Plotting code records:
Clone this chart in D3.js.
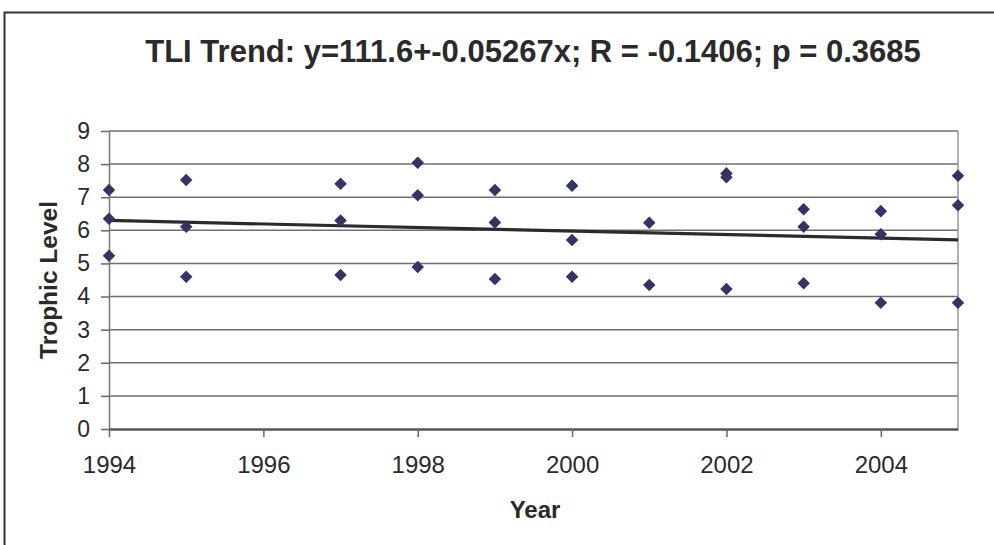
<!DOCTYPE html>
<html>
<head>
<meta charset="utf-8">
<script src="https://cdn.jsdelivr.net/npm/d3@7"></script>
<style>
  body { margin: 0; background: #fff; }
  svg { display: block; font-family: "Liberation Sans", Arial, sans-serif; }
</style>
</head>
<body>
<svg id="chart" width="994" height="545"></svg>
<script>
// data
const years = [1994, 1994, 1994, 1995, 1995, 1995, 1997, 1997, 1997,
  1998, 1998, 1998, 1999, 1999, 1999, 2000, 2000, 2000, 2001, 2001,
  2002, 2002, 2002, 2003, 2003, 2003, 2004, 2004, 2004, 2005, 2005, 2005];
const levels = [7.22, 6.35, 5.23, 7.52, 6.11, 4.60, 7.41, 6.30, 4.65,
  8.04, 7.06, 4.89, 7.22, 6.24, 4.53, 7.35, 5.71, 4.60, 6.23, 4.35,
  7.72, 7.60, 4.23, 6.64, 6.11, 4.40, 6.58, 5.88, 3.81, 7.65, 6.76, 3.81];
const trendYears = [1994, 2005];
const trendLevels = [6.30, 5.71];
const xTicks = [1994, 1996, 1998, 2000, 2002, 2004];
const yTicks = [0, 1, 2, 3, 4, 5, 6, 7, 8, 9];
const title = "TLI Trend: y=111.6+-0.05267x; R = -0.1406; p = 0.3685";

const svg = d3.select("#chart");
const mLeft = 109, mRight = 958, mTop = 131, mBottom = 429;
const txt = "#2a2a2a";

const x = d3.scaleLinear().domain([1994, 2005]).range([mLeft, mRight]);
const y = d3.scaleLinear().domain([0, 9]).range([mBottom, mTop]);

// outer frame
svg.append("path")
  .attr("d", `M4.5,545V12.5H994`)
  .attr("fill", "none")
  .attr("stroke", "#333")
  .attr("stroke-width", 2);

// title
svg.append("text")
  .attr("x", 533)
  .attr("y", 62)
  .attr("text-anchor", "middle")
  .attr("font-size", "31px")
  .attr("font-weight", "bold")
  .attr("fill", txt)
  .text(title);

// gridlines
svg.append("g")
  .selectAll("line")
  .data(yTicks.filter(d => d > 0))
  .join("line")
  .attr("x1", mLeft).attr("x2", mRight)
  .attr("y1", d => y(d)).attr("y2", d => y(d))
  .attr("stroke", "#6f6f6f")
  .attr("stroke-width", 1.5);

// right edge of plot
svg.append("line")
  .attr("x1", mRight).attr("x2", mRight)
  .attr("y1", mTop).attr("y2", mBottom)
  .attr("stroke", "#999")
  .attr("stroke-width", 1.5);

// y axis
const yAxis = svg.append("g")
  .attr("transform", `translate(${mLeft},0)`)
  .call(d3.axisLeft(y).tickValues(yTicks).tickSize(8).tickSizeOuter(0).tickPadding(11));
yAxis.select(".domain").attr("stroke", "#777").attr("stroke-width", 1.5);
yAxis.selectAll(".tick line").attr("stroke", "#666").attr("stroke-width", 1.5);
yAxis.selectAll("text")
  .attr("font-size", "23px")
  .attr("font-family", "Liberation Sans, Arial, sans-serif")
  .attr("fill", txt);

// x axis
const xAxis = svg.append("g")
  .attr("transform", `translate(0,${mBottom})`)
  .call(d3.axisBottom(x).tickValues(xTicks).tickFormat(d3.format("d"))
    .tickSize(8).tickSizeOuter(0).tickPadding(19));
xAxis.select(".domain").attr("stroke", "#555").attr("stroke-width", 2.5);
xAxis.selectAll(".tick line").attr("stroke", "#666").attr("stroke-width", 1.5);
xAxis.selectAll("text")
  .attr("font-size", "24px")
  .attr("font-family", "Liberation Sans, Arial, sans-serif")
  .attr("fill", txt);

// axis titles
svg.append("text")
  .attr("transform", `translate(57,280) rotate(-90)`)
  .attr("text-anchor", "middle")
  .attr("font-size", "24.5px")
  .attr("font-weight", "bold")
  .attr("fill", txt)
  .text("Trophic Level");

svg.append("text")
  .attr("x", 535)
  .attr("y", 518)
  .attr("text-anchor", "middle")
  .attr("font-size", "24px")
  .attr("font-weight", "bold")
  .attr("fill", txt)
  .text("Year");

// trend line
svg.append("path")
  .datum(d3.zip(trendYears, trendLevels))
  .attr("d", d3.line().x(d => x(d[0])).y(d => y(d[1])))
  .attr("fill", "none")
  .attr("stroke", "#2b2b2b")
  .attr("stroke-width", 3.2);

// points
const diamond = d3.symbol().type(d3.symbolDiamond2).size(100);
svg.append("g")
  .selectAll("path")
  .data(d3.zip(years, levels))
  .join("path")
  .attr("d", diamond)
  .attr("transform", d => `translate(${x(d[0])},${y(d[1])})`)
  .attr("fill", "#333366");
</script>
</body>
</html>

--

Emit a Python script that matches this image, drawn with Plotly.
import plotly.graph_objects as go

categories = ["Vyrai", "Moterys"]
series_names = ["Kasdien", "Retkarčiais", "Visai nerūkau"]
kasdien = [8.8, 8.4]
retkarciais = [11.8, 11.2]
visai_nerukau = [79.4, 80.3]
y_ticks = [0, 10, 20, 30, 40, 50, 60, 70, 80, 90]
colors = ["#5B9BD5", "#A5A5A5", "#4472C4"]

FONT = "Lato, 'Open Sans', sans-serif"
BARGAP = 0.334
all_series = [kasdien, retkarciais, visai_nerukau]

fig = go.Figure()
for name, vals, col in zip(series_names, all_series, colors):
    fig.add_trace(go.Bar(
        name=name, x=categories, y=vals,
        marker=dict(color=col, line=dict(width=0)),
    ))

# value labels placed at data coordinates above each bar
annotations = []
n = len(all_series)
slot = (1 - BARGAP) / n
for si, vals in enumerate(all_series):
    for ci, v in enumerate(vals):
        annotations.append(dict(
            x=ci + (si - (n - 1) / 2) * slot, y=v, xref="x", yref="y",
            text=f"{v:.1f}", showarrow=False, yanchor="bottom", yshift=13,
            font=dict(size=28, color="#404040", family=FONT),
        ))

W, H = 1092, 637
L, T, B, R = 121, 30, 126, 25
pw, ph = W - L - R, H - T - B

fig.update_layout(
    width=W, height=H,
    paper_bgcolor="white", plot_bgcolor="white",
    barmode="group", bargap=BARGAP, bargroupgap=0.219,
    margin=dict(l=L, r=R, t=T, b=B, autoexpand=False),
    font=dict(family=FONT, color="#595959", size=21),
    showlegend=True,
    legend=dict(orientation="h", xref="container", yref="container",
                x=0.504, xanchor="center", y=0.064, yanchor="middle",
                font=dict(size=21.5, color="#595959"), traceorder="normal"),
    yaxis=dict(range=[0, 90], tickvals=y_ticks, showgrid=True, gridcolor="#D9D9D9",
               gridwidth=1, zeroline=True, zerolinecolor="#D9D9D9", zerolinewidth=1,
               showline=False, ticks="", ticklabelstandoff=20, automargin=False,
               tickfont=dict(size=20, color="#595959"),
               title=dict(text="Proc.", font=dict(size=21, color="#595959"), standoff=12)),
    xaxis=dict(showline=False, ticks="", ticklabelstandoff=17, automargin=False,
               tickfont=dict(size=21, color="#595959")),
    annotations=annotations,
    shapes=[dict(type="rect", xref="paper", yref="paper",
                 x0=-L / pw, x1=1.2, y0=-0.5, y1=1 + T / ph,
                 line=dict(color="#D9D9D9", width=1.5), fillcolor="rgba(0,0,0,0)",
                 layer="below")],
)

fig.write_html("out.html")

● What the task requires: Show every line in the records above that contains the word "script".

● Result for this exercise:
<script src="https://cdn.jsdelivr.net/npm/d3@7"></script>
<script>
</script>
Emit a Python script that matches this image, drawn with Plotly.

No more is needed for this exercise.